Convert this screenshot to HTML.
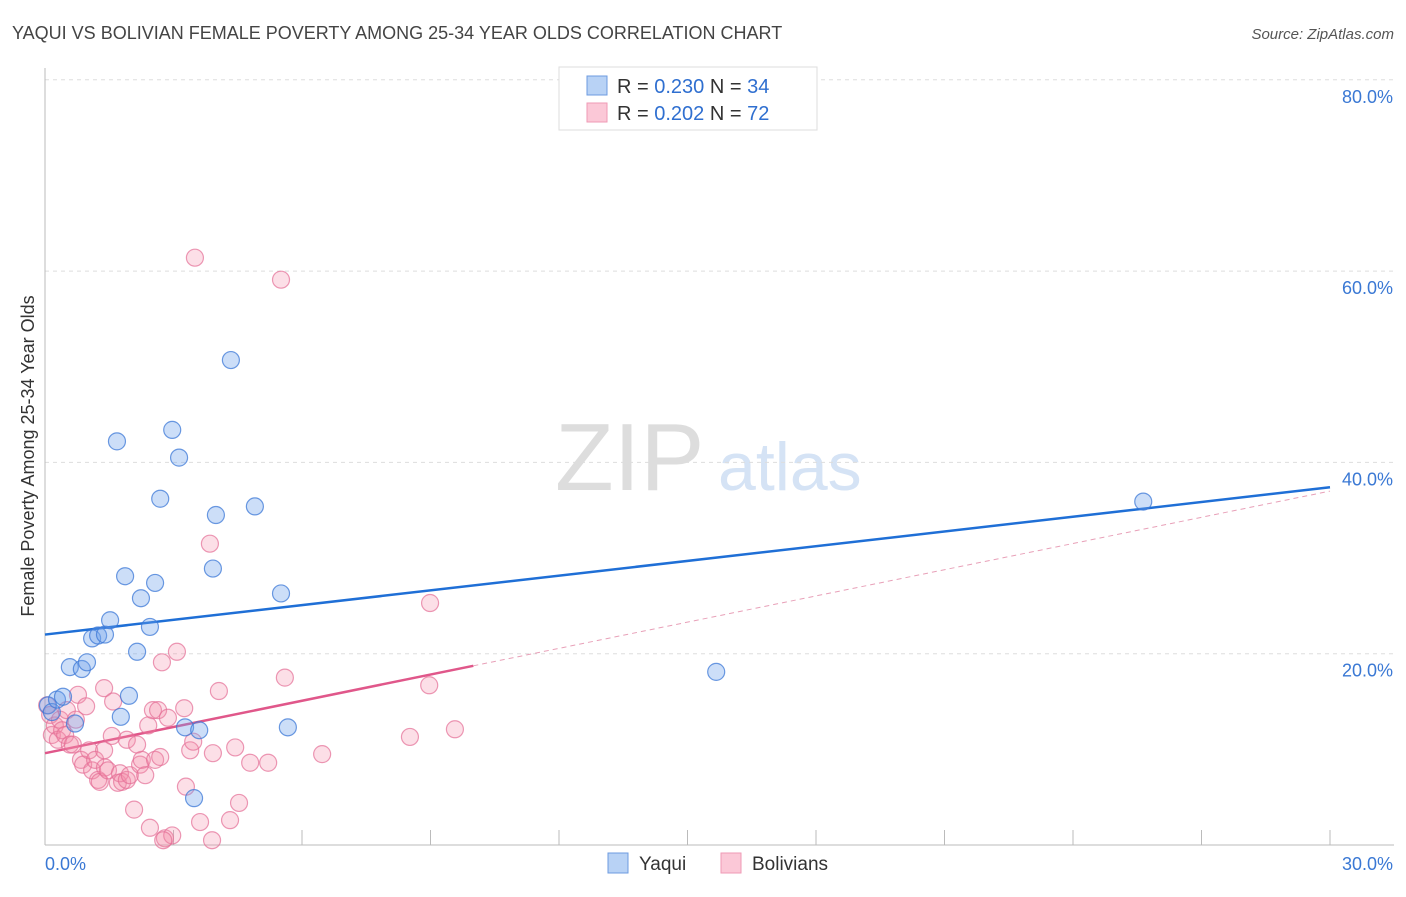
<!DOCTYPE html>
<html><head><meta charset="utf-8"><style>
body{margin:0;background:#fff;font-family:"Liberation Sans",sans-serif;}
svg text{font-family:"Liberation Sans",sans-serif;}
</style></head><body>
<svg id="chart" width="1406" height="892" viewBox="0 0 1406 892" xmlns="http://www.w3.org/2000/svg">
<text x="12" y="39" font-size="18" fill="#444">YAQUI VS BOLIVIAN FEMALE POVERTY AMONG 25-34 YEAR OLDS CORRELATION CHART</text>
<text x="1394" y="39" font-size="15" fill="#555" text-anchor="end" font-style="italic">Source: ZipAtlas.com</text>
<g>
<text x="555" y="490" font-size="96" fill="#ddd" font-family="Liberation Serif,serif">ZIP</text>
<text x="718" y="490" font-size="68" fill="#d5e3f5">atlas</text>
</g>
<g id="grid"></g>
<g id="axes"></g>
<g id="trend"></g>
<g id="pts"></g>
<text transform="translate(34,456) rotate(-90)" font-size="18" fill="#333" text-anchor="middle">Female Poverty Among 25-34 Year Olds</text>
<g>
<rect x="559" y="67" width="258" height="63" fill="#fff" stroke="#ddd"/>
<rect x="587" y="76" width="20" height="19" fill="#b8d2f5" stroke="#6d9be0"/>
<rect x="587" y="103" width="20" height="19" fill="#fbc8d7" stroke="#ef9ab5"/>
<text x="617" y="93" font-size="20" fill="#333">R = <tspan fill="#2f6fd0">0.230</tspan>   N = <tspan fill="#2f6fd0">34</tspan></text>
<text x="617" y="120" font-size="20" fill="#333">R = <tspan fill="#2f6fd0">0.202</tspan>   N = <tspan fill="#2f6fd0">72</tspan></text>
</g>
<g>
<rect x="608" y="853" width="20" height="20" fill="#b8d2f5" stroke="#6d9be0"/>
<text x="639" y="870" font-size="19" fill="#333">Yaqui</text>
<rect x="721" y="853" width="20" height="20" fill="#fbc8d7" stroke="#ef9ab5"/>
<text x="752" y="870" font-size="19" fill="#333">Bolivians</text>
</g>
</svg>
<script>
const yaquiX=[0.07,0.16,0.28,0.42,0.70,0.58,0.86,0.98,1.10,1.24,1.40,1.52,1.68,1.87,1.77,1.96,2.15,2.24,2.45,2.57,2.69,2.97,3.13,3.27,3.60,3.48,3.92,3.99,4.34,4.90,5.51,5.67,15.67,25.64];
const yaquiY=[14.6,13.9,15.2,15.5,12.7,18.6,18.4,19.1,21.6,21.9,22.0,23.5,42.2,28.1,13.4,15.6,20.2,25.8,22.8,27.4,36.2,43.4,40.5,12.3,12.0,4.9,28.9,34.5,50.7,35.4,26.3,12.3,18.1,35.9];
const bolX=[0.05,0.12,0.16,0.23,0.30,0.35,0.40,0.47,0.51,0.58,0.65,0.72,0.77,0.84,0.89,0.96,1.03,1.10,1.17,1.24,1.28,1.38,1.40,1.47,1.56,1.59,1.70,1.75,1.80,1.91,1.91,1.98,2.08,2.15,2.22,2.26,2.34,2.41,2.45,2.52,2.57,2.64,2.69,2.73,2.80,2.87,2.97,3.08,3.25,3.29,3.39,3.46,3.50,3.62,3.85,3.92,3.90,4.06,4.32,4.44,4.53,4.79,5.21,5.51,5.60,6.47,8.52,8.97,8.99,9.57,2.76,1.38];
const bolY=[14.6,13.6,11.5,12.5,11.0,13.1,12.0,11.5,14.1,10.5,10.5,13.1,15.7,8.9,8.4,14.5,9.9,7.8,8.9,6.8,6.6,16.4,8.1,7.8,11.4,15.0,6.5,7.5,6.6,6.8,11.0,7.3,3.7,10.5,8.4,8.9,7.3,12.5,1.8,14.1,8.9,14.1,9.2,19.1,0.7,13.3,1.0,20.2,14.3,6.1,9.9,10.8,61.4,2.4,31.5,9.6,0.5,16.1,2.6,10.2,4.4,8.6,8.6,59.1,17.5,9.5,11.3,16.7,25.3,12.1,0.5,9.9];
const yTicks=[20,40,60,80];
const yTickLabels=["20.0%","40.0%","60.0%","80.0%"];
const xTicks=[0,3,6,9,12,15,18,21,24,27,30];
const yaquiTrend=[22.0,37.4]; // value at x=0 and x=30
const bolTrend=[9.6,37.0];
const bolSolidEnd=10.0;

const NS="http://www.w3.org/2000/svg";
const sx=v=>45+v/30*1285;
const sy=v=>845-v/20*191.3;
function mk(tag,attrs,parent){const e=document.createElementNS(NS,tag);for(const k in attrs)e.setAttribute(k,attrs[k]);parent.appendChild(e);return e;}
const grid=document.getElementById('grid'),axes=document.getElementById('axes'),trend=document.getElementById('trend'),pts=document.getElementById('pts');
yTicks.forEach((t,i)=>{
 const l=mk('line',{x1:45,x2:1394,y1:sy(t),y2:sy(t),stroke:'#ddd','stroke-dasharray':'4,4'},grid);
 
 
 const tx=mk('text',{x:1393,y:sy(t)+23,'font-size':18,fill:'#3a78d4','text-anchor':'end'},axes);
 tx.textContent=yTickLabels[i];
 
 
});
mk('line',{x1:45,x2:45,y1:68,y2:845,stroke:'#bbb'},axes);
mk('line',{x1:45,x2:1394,y1:845,y2:845,stroke:'#bbb'},axes);
xTicks.forEach(t=>{
 const l=mk('line',{x1:sx(t),x2:sx(t),y1:830,y2:845,stroke:'#bbb'},axes);
 
 
});
const x0=mk('text',{x:45,y:870,'font-size':18,fill:'#3a78d4'},axes);x0.textContent='0.0%';


const x1=mk('text',{x:1393,y:870,'font-size':18,fill:'#3a78d4','text-anchor':'end'},axes);x1.textContent='30.0%';



function draw(xs,ys,fill,stroke,name){
 xs.forEach((x,i)=>{
  const c=mk('circle',{cx:sx(x),cy:sy(ys[i]),r:8.5,fill:fill,stroke:stroke,'stroke-width':1.2},pts);
  
  
 });
}
draw(bolX,bolY,'rgba(243,140,170,0.28)','rgba(228,110,150,0.7)','bolivians-point');
draw(yaquiX,yaquiY,'rgba(110,160,235,0.35)','rgba(60,120,215,0.75)','yaqui-point');

const bl=mk('line',{x1:sx(0),y1:sy(yaquiTrend[0]),x2:sx(30),y2:sy(yaquiTrend[1]),stroke:'#1f6fd6','stroke-width':2.5},trend);


const pv=x=>bolTrend[0]+(bolTrend[1]-bolTrend[0])*x/30;
const pl=mk('line',{x1:sx(0),y1:sy(pv(0)),x2:sx(bolSolidEnd),y2:sy(pv(bolSolidEnd)),stroke:'#e0578a','stroke-width':2.5},trend);


const pd=mk('line',{x1:sx(bolSolidEnd),y1:sy(pv(bolSolidEnd)),x2:sx(30),y2:sy(pv(30)),stroke:'#e8a0b8','stroke-width':1,'stroke-dasharray':'5,4'},trend);


</script>
</body></html>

====

REQUIREMENT. From start to finish, output the listing exactly, but omit its pictures.

FINISHED TASK.
Convert this screenshot to HTML.
<!DOCTYPE html>
<html><head><meta charset="utf-8"><style>
body{margin:0;background:#fff;font-family:"Liberation Sans",sans-serif;}
svg text{font-family:"Liberation Sans",sans-serif;}
</style></head><body>
<svg id="chart" width="1406" height="892" viewBox="0 0 1406 892" xmlns="http://www.w3.org/2000/svg">
<text x="12" y="39" font-size="18" fill="#444">YAQUI VS BOLIVIAN FEMALE POVERTY AMONG 25-34 YEAR OLDS CORRELATION CHART</text>
<text x="1394" y="39" font-size="15" fill="#555" text-anchor="end" font-style="italic">Source: ZipAtlas.com</text>
<g>
<text x="555" y="490" font-size="96" fill="#ddd" font-family="Liberation Serif,serif">ZIP</text>
<text x="718" y="490" font-size="68" fill="#d5e3f5">atlas</text>
</g>
<g id="grid"></g>
<g id="axes"></g>
<g id="trend"></g>
<g id="pts"></g>
<text transform="translate(34,456) rotate(-90)" font-size="18" fill="#333" text-anchor="middle">Female Poverty Among 25-34 Year Olds</text>
<g>
<rect x="559" y="67" width="258" height="63" fill="#fff" stroke="#ddd"/>
<rect x="587" y="76" width="20" height="19" fill="#b8d2f5" stroke="#6d9be0"/>
<rect x="587" y="103" width="20" height="19" fill="#fbc8d7" stroke="#ef9ab5"/>
<text x="617" y="93" font-size="20" fill="#333">R = <tspan fill="#2f6fd0">0.230</tspan>   N = <tspan fill="#2f6fd0">34</tspan></text>
<text x="617" y="120" font-size="20" fill="#333">R = <tspan fill="#2f6fd0">0.202</tspan>   N = <tspan fill="#2f6fd0">72</tspan></text>
</g>
<g>
<rect x="608" y="853" width="20" height="20" fill="#b8d2f5" stroke="#6d9be0"/>
<text x="639" y="870" font-size="19" fill="#333">Yaqui</text>
<rect x="721" y="853" width="20" height="20" fill="#fbc8d7" stroke="#ef9ab5"/>
<text x="752" y="870" font-size="19" fill="#333">Bolivians</text>
</g>
</svg>
<script>
const yaquiX=[0.07,0.16,0.28,0.42,0.70,0.58,0.86,0.98,1.10,1.24,1.40,1.52,1.68,1.87,1.77,1.96,2.15,2.24,2.45,2.57,2.69,2.97,3.13,3.27,3.60,3.48,3.92,3.99,4.34,4.90,5.51,5.67,15.67,25.64];
const yaquiY=[14.6,13.9,15.2,15.5,12.7,18.6,18.4,19.1,21.6,21.9,22.0,23.5,42.2,28.1,13.4,15.6,20.2,25.8,22.8,27.4,36.2,43.4,40.5,12.3,12.0,4.9,28.9,34.5,50.7,35.4,26.3,12.3,18.1,35.9];
const bolX=[0.05,0.12,0.16,0.23,0.30,0.35,0.40,0.47,0.51,0.58,0.65,0.72,0.77,0.84,0.89,0.96,1.03,1.10,1.17,1.24,1.28,1.38,1.40,1.47,1.56,1.59,1.70,1.75,1.80,1.91,1.91,1.98,2.08,2.15,2.22,2.26,2.34,2.41,2.45,2.52,2.57,2.64,2.69,2.73,2.80,2.87,2.97,3.08,3.25,3.29,3.39,3.46,3.50,3.62,3.85,3.92,3.90,4.06,4.32,4.44,4.53,4.79,5.21,5.51,5.60,6.47,8.52,8.97,8.99,9.57,2.76,1.38];
const bolY=[14.6,13.6,11.5,12.5,11.0,13.1,12.0,11.5,14.1,10.5,10.5,13.1,15.7,8.9,8.4,14.5,9.9,7.8,8.9,6.8,6.6,16.4,8.1,7.8,11.4,15.0,6.5,7.5,6.6,6.8,11.0,7.3,3.7,10.5,8.4,8.9,7.3,12.5,1.8,14.1,8.9,14.1,9.2,19.1,0.7,13.3,1.0,20.2,14.3,6.1,9.9,10.8,61.4,2.4,31.5,9.6,0.5,16.1,2.6,10.2,4.4,8.6,8.6,59.1,17.5,9.5,11.3,16.7,25.3,12.1,0.5,9.9];
const yTicks=[20,40,60,80];
const yTickLabels=["20.0%","40.0%","60.0%","80.0%"];
const xTicks=[0,3,6,9,12,15,18,21,24,27,30];
const yaquiTrend=[22.0,37.4]; // value at x=0 and x=30
const bolTrend=[9.6,37.0];
const bolSolidEnd=10.0;

const NS="http://www.w3.org/2000/svg";
const sx=v=>45+v/30*1285;
const sy=v=>845-v/20*191.3;
function mk(tag,attrs,parent){const e=document.createElementNS(NS,tag);for(const k in attrs)e.setAttribute(k,attrs[k]);parent.appendChild(e);return e;}
const grid=document.getElementById('grid'),axes=document.getElementById('axes'),trend=document.getElementById('trend'),pts=document.getElementById('pts');
yTicks.forEach((t,i)=>{
 const l=mk('line',{x1:45,x2:1394,y1:sy(t),y2:sy(t),stroke:'#ddd','stroke-dasharray':'4,4'},grid);
 
 
 const tx=mk('text',{x:1393,y:sy(t)+23,'font-size':18,fill:'#3a78d4','text-anchor':'end'},axes);
 tx.textContent=yTickLabels[i];
 
 
});
mk('line',{x1:45,x2:45,y1:68,y2:845,stroke:'#bbb'},axes);
mk('line',{x1:45,x2:1394,y1:845,y2:845,stroke:'#bbb'},axes);
xTicks.forEach(t=>{
 const l=mk('line',{x1:sx(t),x2:sx(t),y1:830,y2:845,stroke:'#bbb'},axes);
 
 
});
const x0=mk('text',{x:45,y:870,'font-size':18,fill:'#3a78d4'},axes);x0.textContent='0.0%';


const x1=mk('text',{x:1393,y:870,'font-size':18,fill:'#3a78d4','text-anchor':'end'},axes);x1.textContent='30.0%';



function draw(xs,ys,fill,stroke,name){
 xs.forEach((x,i)=>{
  const c=mk('circle',{cx:sx(x),cy:sy(ys[i]),r:8.5,fill:fill,stroke:stroke,'stroke-width':1.2},pts);
  
  
 });
}
draw(bolX,bolY,'rgba(243,140,170,0.28)','rgba(228,110,150,0.7)','bolivians-point');
draw(yaquiX,yaquiY,'rgba(110,160,235,0.35)','rgba(60,120,215,0.75)','yaqui-point');

const bl=mk('line',{x1:sx(0),y1:sy(yaquiTrend[0]),x2:sx(30),y2:sy(yaquiTrend[1]),stroke:'#1f6fd6','stroke-width':2.5},trend);


const pv=x=>bolTrend[0]+(bolTrend[1]-bolTrend[0])*x/30;
const pl=mk('line',{x1:sx(0),y1:sy(pv(0)),x2:sx(bolSolidEnd),y2:sy(pv(bolSolidEnd)),stroke:'#e0578a','stroke-width':2.5},trend);


const pd=mk('line',{x1:sx(bolSolidEnd),y1:sy(pv(bolSolidEnd)),x2:sx(30),y2:sy(pv(30)),stroke:'#e8a0b8','stroke-width':1,'stroke-dasharray':'5,4'},trend);


</script>
</body></html>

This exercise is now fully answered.